Is included in Ten American Painters with William de Kooning, Richard Diebenkorn, Nell Blaine, Milton Resnick and other notable abstract expressionist artists at Wagner College, Staten Island, NY. This show heralded the New York School—a collective of artists whose radical new ideas formed a movement that effectively shifted the art world’s attention from Paris to New York City. 

1956-1957

Takes a bus to southern California in 1956, where he meets with students in Claremont. Continues painting and working odd jobs, including designing sets for the USC theater department. He routinely travels between New York and California, at one point diverting to Houston to help friend Percy David Bell open an art gallery.

1958

Artist friends in Claremont persuade him to join them in going to Alaska in the summer to fight forest fires. He arrives in Fairbanks, Alaska, in the summer of 1958. For the next three summers he fights fires in the summer, spending the winters in California.

1962

Goes to the Caribbean Island St. Lucia under the auspices of George Poindexter to manage Poindexter’s banana plantation.

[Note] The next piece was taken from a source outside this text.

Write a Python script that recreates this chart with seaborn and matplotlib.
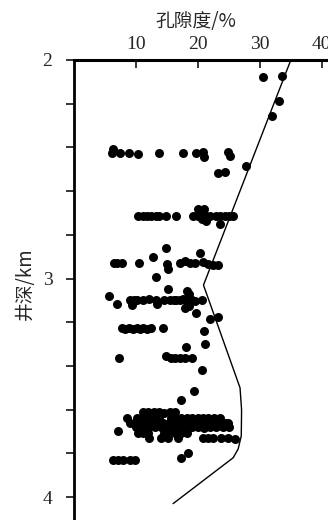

This was to afford him opportunity to earn money while also working on his art, but within a few months he wants to return to Alaska. His girlfriend, Patti, an airline employee, arranges a ticket for him.

1963

Marries Patricia “Patti” Howard.

1964-1966

Works as manager of an engineering and architectural supply company.

1965

Son, Sidney, is born in Fairbanks, AK.

1966

Alfred and family move to New York City to get back into his art career. They live there for three months before realizing they miss Alaska terribly and do not want to raise a family in the rat race of New York. They return to Alaska.

1969

Daughter, Lara, is born in Fairbanks, AK.

1969-1978

Works jobs to support his family, including surveying on the Alaska pipeline, selling radio advertising, and doing a weekly radio book review.

1979-1989

Owns and operates an engineering-reprographics company in Fairbanks, AK.

Receives Roughhouse Boxing award, “In Appreciation of Five Years of Dedication.” This recognition acknowledged his service as teacher, referee and judge, to the kids of The Fairbanks Youth Boxing Association.

Article with paintings published in The Alaska Journal.

1989-1992

Holds a campus sketch group through the institutes and conferences arm of the University of Alaska—Fairbanks.

1990

The Easel and the Palette, at Sheldon Jackson College, Sitka, AK. Delivers a public lecture on art in conjunction with the show’s opening.

1991

Instructs a painting class at Fairbanks Summer Fine Arts Camp.

Guest curator, Arts Association, Bear Gallery. "A Synthesis Perchance: Paintings from the University of Alaska Museum Collection."

1992-1999

Board member of Friends of the University of Alaska Museum, Fairbanks, AK.

2001

Teaches introduction to painting as part of Adventures of Lifelong Learning Program, University of Alaska—Fairbanks.

Elected and serves a one-year term as president of the Pioneers of Alaska, Local Igloo #4.

2008

Patti, in cleaning out their cache, discovers fifteen large oil and acrylic paintings on canvas from his work in New York in the 1950s. These had been stored and forgotten for four decades.

2011

Dies July 15, 2011, in Anchorage, AK.